Steinert et al. (2020, p.3) font observer que « [d]e solides éléments probants appuient ces 12 recommandations et un large consensus se dégage des 23 groupes d’experts constitués des professionnels, des patients et de leurs proches qui ont participé à l’élaboration de ces lignes directrices ». Les groupes n’ont établi une recommandation que lorsqu’il était possible d’en évaluer le degré de mise en œuvre. Selon les sources, il semble que tous les hôpitaux psychiatriques d’Allemagne aient mis en œuvre une partie au moins de ces mesures ou stratégies pour limiter la coercition, mais selon Steinert et al. « aucun établissement n’applique pleinement l’ensemble des recommandations suggérées dans les lignes directrices » (Steinert et al., 2020 p.2).

Les lignes directrices et les recommandations ont été diffusées de plusieurs manières, notamment via :

  • un accès en ligne gratuit aux lignes directrices ;
  • l’élaboration d’une version abrégée et axée sur la pratique des lignes directrices et la distribution d’exemplaires gratuits à tous les psychiatres allemands ;
  • la publication des lignes directrices dans les revues scientifiques ;
  • la formation de consultants en matière de mise en œuvre ;
  • le financement de la recherche scientifique par la DGPPN et par les organismes de financement nationaux/publics.

Les recommandations comprennent le « modèle Weddinger », faisant référence à « un concept de soins axé sur le rétablissement » pour l’amélioration des soins psychiatriques aigus, qui a visiblement un effet concret dans les essais à petite échelle sur la diminution du risque d’exposition d’une personne à des mesures de contention mécanique et d’isolement (Czernin et al., 2020 p.242). (Le modèle Weddinger est examiné dans ce rapport à la p. 2).

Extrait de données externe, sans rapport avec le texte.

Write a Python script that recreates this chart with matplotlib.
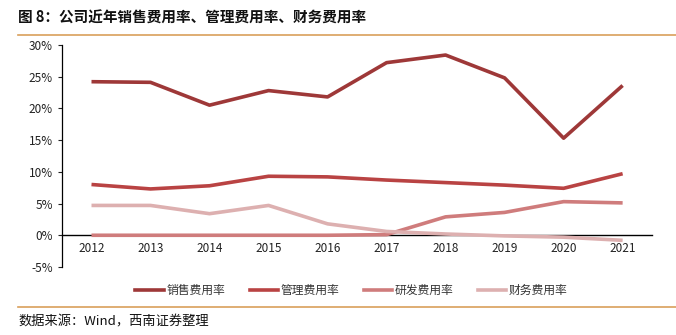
import matplotlib
matplotlib.use("Agg")
import matplotlib.pyplot as plt
from matplotlib.lines import Line2D
from matplotlib.ticker import FuncFormatter

plt.rcParams['font.family'] = ['Noto Sans CJK SC', 'DejaVu Sans']

years = [2012, 2013, 2014, 2015, 2016, 2017, 2018, 2019, 2020, 2021]
sales = [24.2, 24.1, 20.5, 22.8, 21.8, 27.2, 28.4, 24.8, 15.3, 23.6]
admin = [8.0, 7.3, 7.8, 9.3, 9.2, 8.7, 8.3, 7.9, 7.4, 9.7]
rnd = [0.0, 0.0, 0.0, 0.0, 0.0, 0.1, 2.9, 3.6, 5.3, 5.1]
fin = [4.7, 4.7, 3.4, 4.7, 1.8, 0.6, 0.2, -0.1, -0.3, -0.8]
names = ['销售费用率', '管理费用率', '研发费用率', '财务费用率']
colors = ['#9E3838', '#B94343', '#CF7C7C', '#DDB0B0']
yticks = [-5, 0, 5, 10, 15, 20, 25, 30]

fig = plt.figure(figsize=(6.76, 3.35), dpi=100)
ax = fig.add_axes([0.0917, 0.203, 0.873, 0.663])

series = [sales, admin, rnd, fin]
for vals, c, n in zip(series, colors, names):
    ax.plot(years, vals, color=c, lw=2.6, label=n, solid_capstyle='butt')

ax.set_xlim(2011.5, 2021.5)
ax.set_ylim(-5, 30)
ax.set_yticks(yticks)
ax.yaxis.set_major_formatter(FuncFormatter(lambda v, p: f"{int(v)}%"))
ax.set_xticks(years)
ax.spines['bottom'].set_position(('data', 0))
ax.spines['bottom'].set_color('black')
ax.spines['bottom'].set_linewidth(1.0)
ax.spines['bottom'].set_zorder(0.5)
ax.tick_params(axis='x', length=0, pad=5, labelsize=8.5, colors='#222222')
ax.tick_params(axis='y', length=3, labelsize=8.5, colors='#222222', direction='out')
for s in ['top', 'right']:
    ax.spines[s].set_visible(False)
ax.spines['left'].set_color('black')
ax.spines['left'].set_linewidth(0.9)

handles = [Line2D([0], [0], color=c, lw=2.6) for c in colors]
fig.legend(handles, names, loc='center', bbox_to_anchor=(0.52, 0.133), ncol=4,
           frameon=False, fontsize=8.5, handlelength=2.4, handletextpad=0.2,
           columnspacing=2.1, labelcolor='#333333')

# title and rules
fig.text(0.027, 0.948, '图 8：公司近年销售费用率、管理费用率、财务费用率', fontsize=10.5,
         fontweight='bold', va='center', ha='left', color='#111111')
fig.add_artist(Line2D([0.027, 1.0], [0.895, 0.895], color='#D9A05B', lw=1.2, transform=fig.transFigure))
fig.add_artist(Line2D([0.027, 1.0], [0.083, 0.083], color='#D9A05B', lw=1.2, transform=fig.transFigure))
fig.text(0.027, 0.038, '数据来源：Wind，西南证券整理', fontsize=9.5, style='italic',
         va='center', ha='left', color='#111111')

fig.savefig('out.png', dpi=100)
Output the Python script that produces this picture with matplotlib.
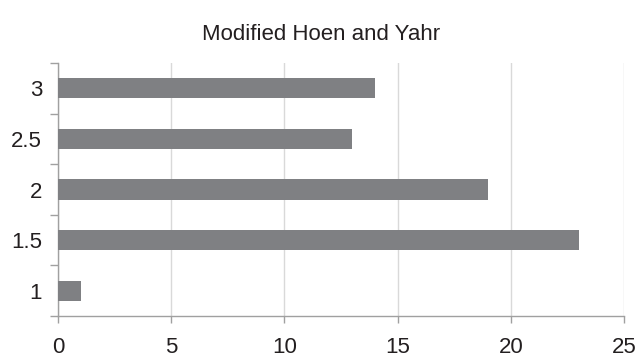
import matplotlib
matplotlib.use("Agg")
import matplotlib.pyplot as plt

# data
categories = ["1", "1.5", "2", "2.5", "3"]
values = [1, 23, 19, 13, 14]
xticks = [0, 5, 10, 15, 20, 25]

plt.rcParams['font.family'] = ['Liberation Sans', 'DejaVu Sans']

fig = plt.figure(figsize=(6.38, 3.58), dpi=100)
ax = fig.add_axes([58 / 638, 1 - 316 / 358, (624 - 58) / 638, (316 - 63) / 358])

pos = list(range(len(categories)))
ax.barh(pos, values, height=0.4, color="#7f8083", zorder=3)

ax.set_xlim(0, 25)
ax.set_ylim(-0.5, len(categories) - 0.5)
ax.set_xticks(xticks)
ax.set_xticklabels([str(t) for t in xticks], fontsize=16, color="#231f20")
ax.xaxis.grid(True, color="#d9d9d9", linewidth=1, zorder=0)

# category labels centered, tick marks on the boundaries
ax.set_yticks(pos)
ax.set_yticklabels(categories, fontsize=16, color="#231f20")
ax.tick_params(axis="y", which="major", length=0, pad=11.5)
ax.set_yticks([p - 0.5 for p in pos] + [len(pos) - 0.5], minor=True)
ax.tick_params(axis="y", which="minor", length=6, color="#a0a0a0", width=1)
ax.tick_params(axis="x", length=5, color="#a0a0a0", width=1, pad=10)

for s in ["top", "right"]:
    ax.spines[s].set_visible(False)
for s in ["left", "bottom"]:
    ax.spines[s].set_color("#a0a0a0")
    ax.spines[s].set_linewidth(1)

fig.text(321 / 638, 1 - 34 / 358, "Modified Hoen and Yahr", ha="center", va="center",
         fontsize=16, color="#231f20")

fig.savefig("out.png", dpi=100)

Enfin, il s’agit de « lignes directrices S3 », ce qui signifie qu’elles sont élaborées selon « la qualité méthodologique la plus élevée en Allemagne » et qu’elles « sont fondées sur des données probantes et un consensus en tenant compte de toute la documentation scientifique disponible et de l’avis de spécialistes reconnus dans ce domaine » (Steinert et al., 2020 p.2). Ce processus comprenait 4 examens systématiques et un processus formalisé pour l’établissement d’un consensus, avec le concours d’un groupe de travail composé de membres de sociétés savantes médicales (« AWMF »). En l’espèce, 22 sociétés médicales ont approuvé les lignes directrices et une seule les a rejetées. Un rapport complet sur la méthodologie employée pour élaborer ces lignes directrices est disponible (en allemand) (voir Bechdolf et al, 2019).